Sebelum menentukan relevansi antara revolusi di zaman Soekarno dan di masa kini, kita perlu mengurai persoalan yang dihadapi Indonesia saat ini. Kita sebenarnya tengah berhadapan dengan model penjajahan baru yakni neokolonialisme, imperialisme hingga neoliberalisme. Berbeda dengan penjajahan di era Soekarno yang menuntut ada penguasaan langsung, skema penjajahan di masa kini menggunakan cara halus dengan memberikan tekanan ekonomi, politik, dan sosial-budaya. Dalam hal ini peranan media informasi sangat vital untuk mempengaruhi mindset (pola pikir), attitude (sikap) dan life style (gaya hidup) masyarakat. Tak hanya itu, penerapan demokrasi di masa kini juga cenderung bias dan tak tepat sasaran. Hal ini disebabkan karena ada campur tangan pihak asing dalam sistem perekonomian hingga pemerintahan di Indonesia. Itulah persoalan pokok Indonesia saat ini. Konteks dan persoalannya jauh berbeda dengan era Soekarno bukan? Lalu masihkah revolusi mental-nya Soekarno relevan dengan situasi saat ini?

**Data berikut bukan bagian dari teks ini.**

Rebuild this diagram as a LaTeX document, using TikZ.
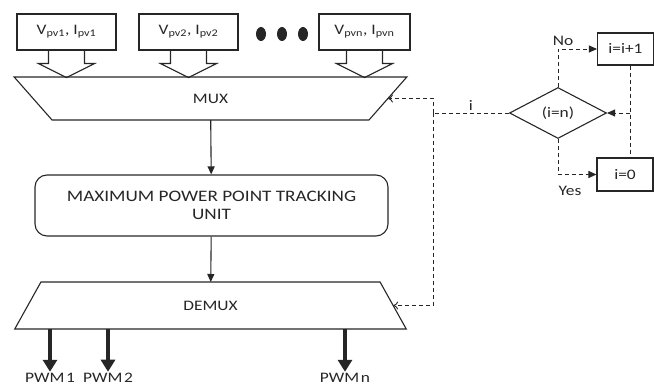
\documentclass[tikz,border=0pt]{standalone}
\usepackage{fontspec}
\setmainfont{Carlito}[FakeStretch=1.2]
\usetikzlibrary{arrows.meta,shapes.geometric,positioning}

\begin{document}
\begin{tikzpicture}[x=1pt,y=-1pt,>={Triangle[length=8pt,width=7pt]},
                line width=1.1pt,color=black!85,
                font=\fontsize{14.5}{21}\selectfont,
                in node/.style={rectangle,draw,minimum width=99pt,minimum height=36pt,inner sep=0pt},
                mux node/.style={trapezium,draw,trapezium stretches=true,shape border rotate=180,
                        trapezium left angle=66,trapezium right angle=66,
                        minimum width=393pt,minimum height=43pt,inner sep=0pt,outer sep=0pt},
                flow node/.style={rectangle,draw,minimum width=56pt,minimum height=32pt,inner sep=0pt},
                fb/.style={dashed,dash pattern=on 4pt off 3pt,line width=0.9pt},
                pwm/.style={line width=4.5pt,-{Triangle[length=12pt,width=14pt]}}]
                \useasboundingbox (0,0) rectangle (654,387);

                % inputs
                \node[in node] (in1) at (66.5,32) {V\textsubscript{pv1}, I\textsubscript{pv1}};
                \node[in node] (in2) at (188.5,32) {V\textsubscript{pv2}, I\textsubscript{pv2}};
                \node[in node,minimum width=91pt] (in3) at (364.5,32) {V\textsubscript{pvn}, I\textsubscript{pvn}};
                \foreach \x in {261,282,303}
                    \fill (\x,34) ellipse (5pt and 7pt);
                \foreach \n in {in1,in2,in3}
                    \draw (\n.south) ++(-18,0) -- ++(0,13) -- ++(-10,0) -- ++(28,14)
                          -- ++(28,-14) -- ++(-10,0) -- ++(0,-13);

                % main chain
                \node[mux node] (mux) at (210.5,98.5) {MUX};
                \node[draw,rounded corners=12pt,minimum width=353pt,minimum height=61pt,align=center,
                      font=\fontsize{16}{21}\selectfont]
                      (mppt) at (211.5,205.5) {\raisebox{-3pt}{MAXIMUM POWER POINT TRACKING}\\UNIT};
                \node[mux node,shape border rotate=0,minimum height=47pt] (demux) at (210.5,305.5) {DEMUX};

                \path[->]
                (mux) edge (mppt)
                (mppt) edge (demux);

                % outputs
                \node[inner sep=1pt] (p1) at (50,378) {PWM\hspace{0.12em}1};
                \node[inner sep=1pt] (p2) at (108,378) {PWM\hspace{0.12em}2};
                \node[inner sep=1pt] (pn) at (345,378) {PWM\hspace{0.12em}n};
                \foreach \p in {p1,p2,pn}
                    \draw[pwm] (\p |- demux.south) -- (\p.north);

                % counter
                \node[diamond,draw,minimum width=97pt,minimum height=51pt,inner sep=0pt] (dec) at (558,113) {(i=n)};
                \node[flow node] (inc) at (625.5,49) {i=i+1};
                \node[flow node,minimum height=33pt] (zero) at (625,174.5) {i=0};
                \coordinate (j) at (433,113);
                \coordinate (k) at (630,113);

                \draw[fb] (dec.west) -- node[above,inner sep=2pt] {i} (j);
                \draw[fb,-{To[length=5pt,width=8pt]}] (j) |- (mux.east);
                \draw[fb,-{To[length=5pt,width=8pt]}] (j) |- (demux.east);
                \draw[fb,->] (dec.north) |- node[pos=0.5,above,xshift=5pt] {No} (inc.west);
                \draw[fb,->] (dec.south) |- node[pos=0.5,below,yshift=-8pt,xshift=12pt] {Yes} (zero.west);
                \draw[fb] (k |- inc.south) -- (k |- zero.north);
                \draw[fb,->] (k) -- (dec.east);
\end{tikzpicture}
\end{document}
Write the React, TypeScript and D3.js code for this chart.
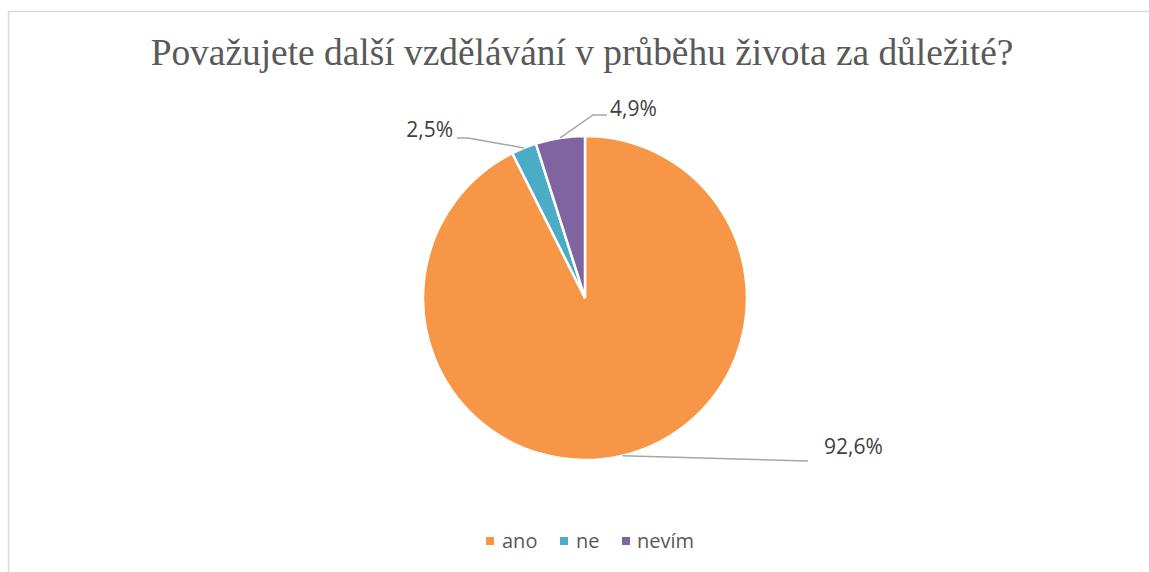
import React from "react";
import * as d3 from "d3";

const categories = ["ano", "ne", "nevím"];
const values = [92.6, 2.5, 4.9];
const labels = ["92,6%", "2,5%", "4,9%"];
const colors = ["#F79646", "#4BACC6", "#8064A2"];

const W = 1149;
const H = 572;
const CX = 585;
const CY = 298;
const R = 162;

// leader line geometry per slice: elbow point and label anchor (layout, not data)
const labelLayout = [
  { elbow: [808, 461], end: [808, 461], tx: 824, ty: 454, anchor: "start" },
  { elbow: [468, 138], end: [457, 138], tx: 453, ty: 137, anchor: "end" },
  { elbow: [593, 115], end: [607, 115], tx: 610, ty: 116, anchor: "start" },
];

export default function App() {
  const pie = d3
    .pie<number>()
    .sort(null)
    .value((d) => d)(values);
  const arc = d3.arc<d3.PieArcDatum<number>>().innerRadius(0).outerRadius(R);

  const legendFont = "'Open Sans', sans-serif";
  const legendItems = [
    { x: 486, tx: 502 },
    { x: 560, tx: 576 },
    { x: 622, tx: 637 },
  ];

  return (
    <svg
      width={W}
      height={H}
      style={{ position: "absolute", left: 0, top: 0, background: "#fff" }}
    >
      <rect x={8.5} y={11.5} width={1200} height={600} fill="#fff" stroke="#D9D9D9" strokeWidth={1.5} />
      <text
        x={582}
        y={65}
        textAnchor="middle"
        fontFamily="'Liberation Serif', 'Times New Roman', serif"
        fontSize={37.4}
        fill="#595959"
      >
        Považujete další vzdělávání v průběhu života za důležité?
      </text>
      <g transform={`translate(${CX},${CY})`}>
        {pie.map((p, i) => (
          <path key={i} d={arc(p) || ""} fill={colors[i]} stroke="#fff" strokeWidth={2.5} />
        ))}
      </g>
      {pie.map((p, i) => {
        const mid = (p.startAngle + p.endAngle) / 2;
        const ax = CX + R * Math.sin(mid);
        const ay = CY - R * Math.cos(mid);
        const L = labelLayout[i];
        const pts: [number, number][] = [
          [ax, ay],
          L.elbow as [number, number],
          L.end as [number, number],
        ];
        const line = d3.line()(pts) || "";
        return (
          <g key={"l" + i}>
            <path d={line} fill="none" stroke="#A6A6A6" strokeWidth={1.5} />
            <text
              x={L.tx}
              y={L.ty}
              textAnchor={L.anchor as any}
              fontFamily={legendFont}
              fontSize={21}
              fill="#404040"
            >
              {labels[i]}
            </text>
          </g>
        );
      })}
      {categories.map((c, i) => (
        <g key={"lg" + i}>
          <rect x={legendItems[i].x} y={537} width={8} height={8} fill={colors[i]} />
          <text x={legendItems[i].tx} y={548} fontFamily={legendFont} fontSize={20} fill="#595959">
            {c}
          </text>
        </g>
      ))}
    </svg>
  );
}
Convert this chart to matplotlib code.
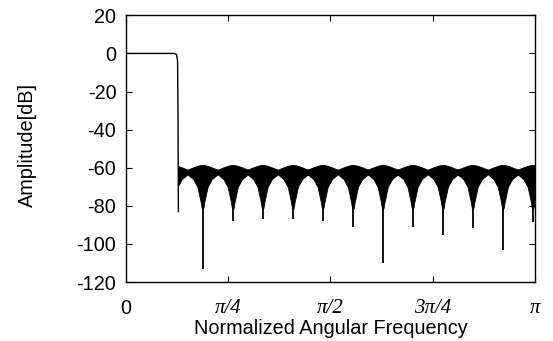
import numpy as np
import matplotlib
matplotlib.use('Agg')
import matplotlib.pyplot as plt
from matplotlib.patches import Rectangle

plt.rcParams['axes.unicode_minus'] = False

# Frequency in units of pi, amplitude in dB
pass_freq = [0.0, 0.118, 0.1235, 0.126, 0.127, 0.128]
pass_db = [0.0, 0.0, -0.6, -4.0, -30.0, -83.0]

stop_start = 0.128
lobe_spacing = 0.0735

# deep notches in the stopband
notch_freq = [0.187, 0.261, 0.334, 0.408, 0.481, 0.555, 0.628, 0.701, 0.775, 0.848, 0.922, 0.995]
notch_db = [-113, -88, -87, -87, -88, -91, -110, -91, -95.5, -91.5, -103, -88.5]

# shape of one ripple lobe around a notch (offset as fraction of lobe spacing)
lobe_offset = [-0.5, -0.31, -0.17, -0.06, -0.03, 0.0, 0.03, 0.06, 0.17, 0.31, 0.5]
lobe_upper = [-61.0, -59.8, -59.0, -58.6, -58.5, -58.5, -58.5, -58.6, -59.0, -59.8, -61.0]
lobe_lower = [-63.5, -66.0, -70.0, -78.0, -81.0, -82.0, -81.0, -78.0, -70.0, -66.0, -63.5]

xtick_pos = [0, 0.25, 0.5, 0.75, 1.0]
xtick_labels = ['0', 'π/4', 'π/2', '3π/4', 'π']
ytick_pos = [20, 0, -20, -40, -60, -80, -100, -120]

fig = plt.figure(figsize=(5.53, 3.41), dpi=100)
ax = fig.add_axes([0.228, 0.173, 0.739, 0.782])

# passband and transition
ax.plot(pass_freq, pass_db, color='k', lw=1.0)

# stopband ripple band, built lobe by lobe
centers = [notch_freq[0] - lobe_spacing] + notch_freq
band_f = np.concatenate([c + np.array(lobe_offset) * lobe_spacing for c in centers])
band_hi = np.tile(lobe_upper, len(centers))
band_lo = np.tile(lobe_lower, len(centers))
poly = ax.fill_between(band_f, band_lo, band_hi, color='k', lw=0.6, edgecolor='k')
poly.set_clip_path(Rectangle((stop_start, -200), 1.0 - stop_start, 300, transform=ax.transData))

# notch spikes
ax.vlines(notch_freq, notch_db, -80, color='k', lw=1.3)

ax.set_xlim(0, 1)
ax.set_ylim(-120, 20)
ax.set_xticks(xtick_pos)
ax.set_xticklabels(xtick_labels)
ax.set_yticks(ytick_pos)
ax.tick_params(direction='in', top=True, right=True, length=4.5, width=0.8, labelsize=14.3)
ax.tick_params(axis='y', pad=7)
ax.tick_params(axis='x', pad=12)
for lab in ax.get_xticklabels()[1:]:
    lab.set_fontfamily('Liberation Serif')
    lab.set_fontstyle('italic')
    lab.set_fontsize(15)
for lab in ax.get_yticklabels() + ax.get_xticklabels()[:1]:
    lab.set_fontfamily('Liberation Sans')

for sp in ax.spines.values():
    sp.set_linewidth(1.0)

ax.set_xlabel('Normalized Angular Frequency', fontsize=14.3, family='Liberation Sans', labelpad=1)
ax.set_ylabel('Amplitude[dB]', fontsize=14.3, family='Liberation Sans')
ax.yaxis.set_label_coords(-0.218, 0.513)

fig.savefig('out.png', dpi=100)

Melihat dari waktu, situasi, hingga problemnya saja jelas berbeda. Maka, bisa dikatakan konsep Trisakti Soekarno tidak lagi tepat untuk masa kini. Hal ini disebabkan karena telah timbul ‘gap’ tak kasat mata sejak masa Soeharto hingga kini. Oleh karena itu, perlu ada upaya untuk berdamai dengan masa lalu. Sejarah bangsa ini perlu diungkapkan secara jujur dan terbuka kepada publik yakni melalui pendidikan di sekolah, terutama mengenai sejarah antara rezim orde lama dan orde baru. Hal ini menjadi aksi untuk melawan ‘lupa’ dan sekaligus upaya mengembalikan ‘jati diri’ bangsa yang selama ini telah dicemari oleh berbagai paham asing yang tak khas Indonesia.
Memang saat ini, aktualisasi dari konsep Nawacita belum berjalan maksimal. Akan tetapi, kita tak bisa menuduh pemerintah gagal. Ada bukti bahwa gagasan Nawacita sedang berproses menuju arah yang baik. Hal ini dapat dilihat pada bidang pertahanan keamanan yang cukup sukses meredam terorisme, gerakan separatis dan radikalisme. Di bidang infrastruktur, pemerintah juga membuka akses jalan tol lintas Sumatera dan lintas Papua, mengadakan listrik di daerah Ambon hingga Papua sebagai upaya untuk penyamarataan pembangunan wilayah timur dan barat. Di bidang pendidikan, memberikan bantuan beasiswa bidikmisi kepada putra-putri daerah sebagai salah satu cara untuk meningkatkan kualitas sumber daya manusia.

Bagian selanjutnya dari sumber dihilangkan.